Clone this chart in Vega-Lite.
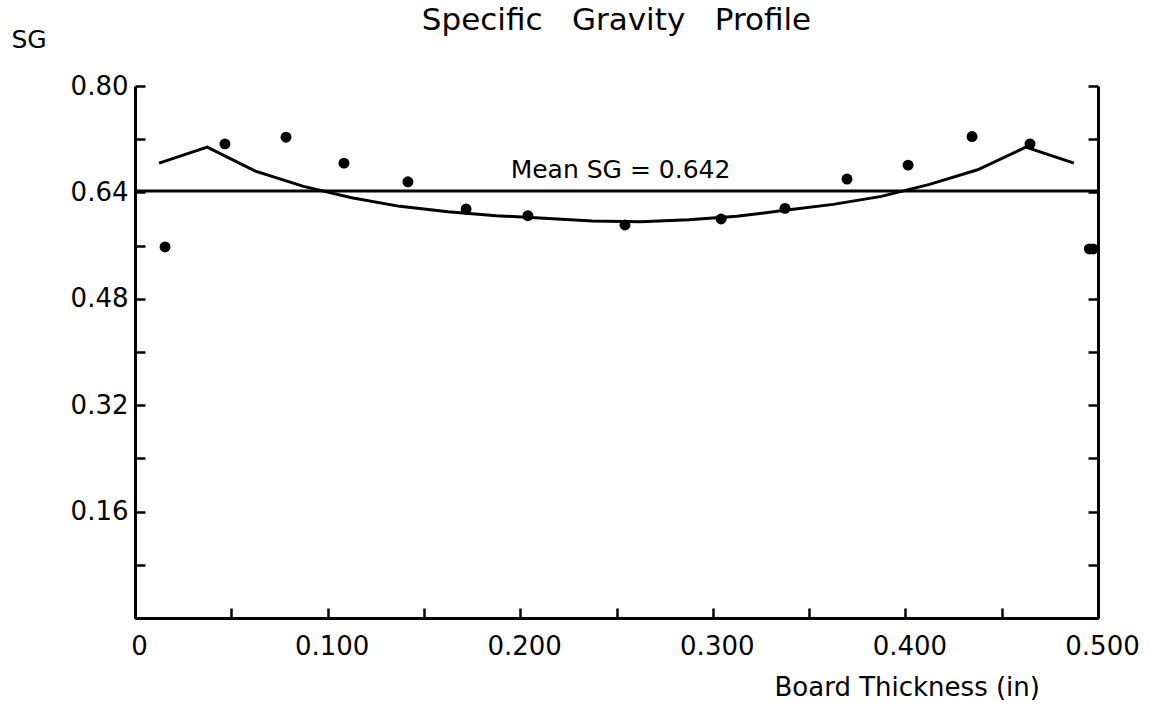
{
  "$schema": "https://vega.github.io/schema/vega-lite/v6.json",
  "width": 963,
  "height": 532,
  "autosize": {"type": "none"},
  "padding": {"left": 135, "top": 86, "right": 55, "bottom": 89},
  "background": "white",
  "config": {
    "font": "DejaVu Sans",
    "view": {"stroke": null},
    "axis": {"grid": false, "domainColor": "black", "tickColor": "black", "labelColor": "black", "titleColor": "black", "domainWidth": 3, "tickWidth": 2.5}
  },
  "title": {
    "text": "Specific \u00a0\u00a0Gravity \u00a0\u00a0Profile",
    "font": "DejaVu Sans",
    "fontSize": 31,
    "fontWeight": "normal",
    "color": "black",
    "anchor": "middle",
    "baseline": "alphabetic",
    "offset": -34
  },
  "datasets": {
    "points": [
      {"t": 0.0156, "sg": 0.558},
      {"t": 0.0467, "sg": 0.713},
      {"t": 0.0784, "sg": 0.723},
      {"t": 0.1085, "sg": 0.684},
      {"t": 0.1417, "sg": 0.656},
      {"t": 0.1719, "sg": 0.615},
      {"t": 0.2040, "sg": 0.605},
      {"t": 0.2544, "sg": 0.591},
      {"t": 0.3043, "sg": 0.600},
      {"t": 0.3375, "sg": 0.616},
      {"t": 0.3697, "sg": 0.660},
      {"t": 0.4014, "sg": 0.681},
      {"t": 0.4346, "sg": 0.724},
      {"t": 0.4647, "sg": 0.713},
      {"t": 0.4955, "sg": 0.555},
      {"t": 0.4975, "sg": 0.555}
    ],
    "profile": [
      {"t": 0.0125, "sg": 0.684},
      {"t": 0.0375, "sg": 0.708},
      {"t": 0.0625, "sg": 0.672},
      {"t": 0.0875, "sg": 0.649},
      {"t": 0.1125, "sg": 0.632},
      {"t": 0.1375, "sg": 0.619},
      {"t": 0.1625, "sg": 0.611},
      {"t": 0.1875, "sg": 0.605},
      {"t": 0.2125, "sg": 0.601},
      {"t": 0.2375, "sg": 0.597},
      {"t": 0.2625, "sg": 0.596},
      {"t": 0.2875, "sg": 0.599},
      {"t": 0.3125, "sg": 0.604},
      {"t": 0.3375, "sg": 0.613},
      {"t": 0.3625, "sg": 0.622},
      {"t": 0.3875, "sg": 0.634},
      {"t": 0.4125, "sg": 0.652},
      {"t": 0.4375, "sg": 0.674},
      {"t": 0.4625, "sg": 0.708},
      {"t": 0.4875, "sg": 0.684}
    ],
    "mean": [
      {"t": 0.25, "sg": 0.642, "label": "Mean SG = 0.642"}
    ]
  },
  "layer": [
    {
      "data": {"name": "mean"},
      "mark": {"type": "rule", "color": "black", "strokeWidth": 3},
      "encoding": {
        "y": {
          "field": "sg", "type": "quantitative",
          "scale": {"domain": [0, 0.8], "nice": false, "zero": false},
          "axis": {
            "orient": "left",
            "values": [0, 0.08, 0.16, 0.24, 0.32, 0.4, 0.48, 0.56, 0.64, 0.72, 0.8],
            "labelExpr": "datum.value > 0.01 && abs(datum.value / 0.16 - round(datum.value / 0.16)) < 0.001 ? format(datum.value, '.2f') : ''",
            "tickSize": -10,
            "labelPadding": 17,
            "labelFontSize": 26,
            "labelFont": "DejaVu Sans",
            "labelOverlap": false,
            "labelFlush": false,
            "title": "SG",
            "titleFont": "DejaVu Sans",
            "titleFontSize": 25,
            "titleFontWeight": "normal",
            "titleAngle": 0,
            "titleAlign": "left",
            "titleBaseline": "alphabetic",
            "titleX": -124,
            "titleY": -39
          }
        }
      }
    },
    {
      "data": {"name": "profile"},
      "mark": {"type": "line", "color": "black", "strokeWidth": 3},
      "encoding": {
        "x": {
          "field": "t", "type": "quantitative",
          "scale": {"domain": [0, 0.5], "nice": false, "zero": false},
          "axis": {
            "values": [0, 0.05, 0.1, 0.15, 0.2, 0.25, 0.3, 0.35, 0.4, 0.45, 0.5],
            "labelExpr": "abs(datum.value * 10 - round(datum.value * 10)) < 0.001 ? (datum.value == 0 ? '0' : format(datum.value, '.3f')) : ''",
            "tickSize": -10,
            "labelPadding": 25,
            "labelFontSize": 26,
            "labelFont": "DejaVu Sans",
            "labelOverlap": false,
            "labelFlush": false,
            "labelOffset": 4,
            "title": "Board Thickness (in)",
            "titleFont": "DejaVu Sans",
            "titleFontSize": 26,
            "titleFontWeight": "normal",
            "titleAlign": "left",
            "titleBaseline": "alphabetic",
            "titleX": 639,
            "titleY": 77
          }
        },
        "y": {
          "field": "sg", "type": "quantitative",
          "scale": {"domain": [0, 0.8], "nice": false, "zero": false},
          "axis": {
            "orient": "right",
            "values": [0, 0.08, 0.16, 0.24, 0.32, 0.4, 0.48, 0.56, 0.64, 0.72, 0.8],
            "labels": false,
            "tickSize": -10,
            "title": null
          }
        }
      }
    },
    {
      "data": {"name": "points"},
      "mark": {"type": "circle", "color": "black", "opacity": 1, "size": 120},
      "encoding": {
        "x": {"field": "t", "type": "quantitative"},
        "y": {"field": "sg", "type": "quantitative", "axis": null}
      }
    },
    {
      "data": {"name": "mean"},
      "mark": {"type": "text", "color": "black", "fontSize": 25, "font": "DejaVu Sans", "baseline": "alphabetic", "align": "center", "dy": -13, "dx": 4},
      "encoding": {
        "x": {"field": "t", "type": "quantitative"},
        "y": {"field": "sg", "type": "quantitative", "axis": null},
        "text": {"field": "label"}
      }
    }
  ],
  "resolve": {"axis": {"y": "independent"}}
}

——————

## What to do
Write out the listing above exactly as it stands, pictures excluded.

## Solved exercise
Clone this chart in Vega-Lite.
{
  "$schema": "https://vega.github.io/schema/vega-lite/v6.json",
  "width": 963,
  "height": 532,
  "autosize": {"type": "none"},
  "padding": {"left": 135, "top": 86, "right": 55, "bottom": 89},
  "background": "white",
  "config": {
    "font": "DejaVu Sans",
    "view": {"stroke": null},
    "axis": {"grid": false, "domainColor": "black", "tickColor": "black", "labelColor": "black", "titleColor": "black", "domainWidth": 3, "tickWidth": 2.5}
  },
  "title": {
    "text": "Specific \u00a0\u00a0Gravity \u00a0\u00a0Profile",
    "font": "DejaVu Sans",
    "fontSize": 31,
    "fontWeight": "normal",
    "color": "black",
    "anchor": "middle",
    "baseline": "alphabetic",
    "offset": -34
  },
  "datasets": {
    "points": [
      {"t": 0.0156, "sg": 0.558},
      {"t": 0.0467, "sg": 0.713},
      {"t": 0.0784, "sg": 0.723},
      {"t": 0.1085, "sg": 0.684},
      {"t": 0.1417, "sg": 0.656},
      {"t": 0.1719, "sg": 0.615},
      {"t": 0.2040, "sg": 0.605},
      {"t": 0.2544, "sg": 0.591},
      {"t": 0.3043, "sg": 0.600},
      {"t": 0.3375, "sg": 0.616},
      {"t": 0.3697, "sg": 0.660},
      {"t": 0.4014, "sg": 0.681},
      {"t": 0.4346, "sg": 0.724},
      {"t": 0.4647, "sg": 0.713},
      {"t": 0.4955, "sg": 0.555},
      {"t": 0.4975, "sg": 0.555}
    ],
    "profile": [
      {"t": 0.0125, "sg": 0.684},
      {"t": 0.0375, "sg": 0.708},
      {"t": 0.0625, "sg": 0.672},
      {"t": 0.0875, "sg": 0.649},
      {"t": 0.1125, "sg": 0.632},
      {"t": 0.1375, "sg": 0.619},
      {"t": 0.1625, "sg": 0.611},
      {"t": 0.1875, "sg": 0.605},
      {"t": 0.2125, "sg": 0.601},
      {"t": 0.2375, "sg": 0.597},
      {"t": 0.2625, "sg": 0.596},
      {"t": 0.2875, "sg": 0.599},
      {"t": 0.3125, "sg": 0.604},
      {"t": 0.3375, "sg": 0.613},
      {"t": 0.3625, "sg": 0.622},
      {"t": 0.3875, "sg": 0.634},
      {"t": 0.4125, "sg": 0.652},
      {"t": 0.4375, "sg": 0.674},
      {"t": 0.4625, "sg": 0.708},
      {"t": 0.4875, "sg": 0.684}
    ],
    "mean": [
      {"t": 0.25, "sg": 0.642, "label": "Mean SG = 0.642"}
    ]
  },
  "layer": [
    {
      "data": {"name": "mean"},
      "mark": {"type": "rule", "color": "black", "strokeWidth": 3},
      "encoding": {
        "y": {
          "field": "sg", "type": "quantitative",
          "scale": {"domain": [0, 0.8], "nice": false, "zero": false},
          "axis": {
            "orient": "left",
            "values": [0, 0.08, 0.16, 0.24, 0.32, 0.4, 0.48, 0.56, 0.64, 0.72, 0.8],
            "labelExpr": "datum.value > 0.01 && abs(datum.value / 0.16 - round(datum.value / 0.16)) < 0.001 ? format(datum.value, '.2f') : ''",
            "tickSize": -10,
            "labelPadding": 17,
            "labelFontSize": 26,
            "labelFont": "DejaVu Sans",
            "labelOverlap": false,
            "labelFlush": false,
            "title": "SG",
            "titleFont": "DejaVu Sans",
            "titleFontSize": 25,
            "titleFontWeight": "normal",
            "titleAngle": 0,
            "titleAlign": "left",
            "titleBaseline": "alphabetic",
            "titleX": -124,
            "titleY": -39
          }
        }
      }
    },
    {
      "data": {"name": "profile"},
      "mark": {"type": "line", "color": "black", "strokeWidth": 3},
      "encoding": {
        "x": {
          "field": "t", "type": "quantitative",
          "scale": {"domain": [0, 0.5], "nice": false, "zero": false},
          "axis": {
            "values": [0, 0.05, 0.1, 0.15, 0.2, 0.25, 0.3, 0.35, 0.4, 0.45, 0.5],
            "labelExpr": "abs(datum.value * 10 - round(datum.value * 10)) < 0.001 ? (datum.value == 0 ? '0' : format(datum.value, '.3f')) : ''",
            "tickSize": -10,
            "labelPadding": 25,
            "labelFontSize": 26,
            "labelFont": "DejaVu Sans",
            "labelOverlap": false,
            "labelFlush": false,
            "labelOffset": 4,
            "title": "Board Thickness (in)",
            "titleFont": "DejaVu Sans",
            "titleFontSize": 26,
            "titleFontWeight": "normal",
            "titleAlign": "left",
            "titleBaseline": "alphabetic",
            "titleX": 639,
            "titleY": 77
          }
        },
        "y": {
          "field": "sg", "type": "quantitative",
          "scale": {"domain": [0, 0.8], "nice": false, "zero": false},
          "axis": {
            "orient": "right",
            "values": [0, 0.08, 0.16, 0.24, 0.32, 0.4, 0.48, 0.56, 0.64, 0.72, 0.8],
            "labels": false,
            "tickSize": -10,
            "title": null
          }
        }
      }
    },
    {
      "data": {"name": "points"},
      "mark": {"type": "circle", "color": "black", "opacity": 1, "size": 120},
      "encoding": {
        "x": {"field": "t", "type": "quantitative"},
        "y": {"field": "sg", "type": "quantitative", "axis": null}
      }
    },
    {
      "data": {"name": "mean"},
      "mark": {"type": "text", "color": "black", "fontSize": 25, "font": "DejaVu Sans", "baseline": "alphabetic", "align": "center", "dy": -13, "dx": 4},
      "encoding": {
        "x": {"field": "t", "type": "quantitative"},
        "y": {"field": "sg", "type": "quantitative", "axis": null},
        "text": {"field": "label"}
      }
    }
  ],
  "resolve": {"axis": {"y": "independent"}}
}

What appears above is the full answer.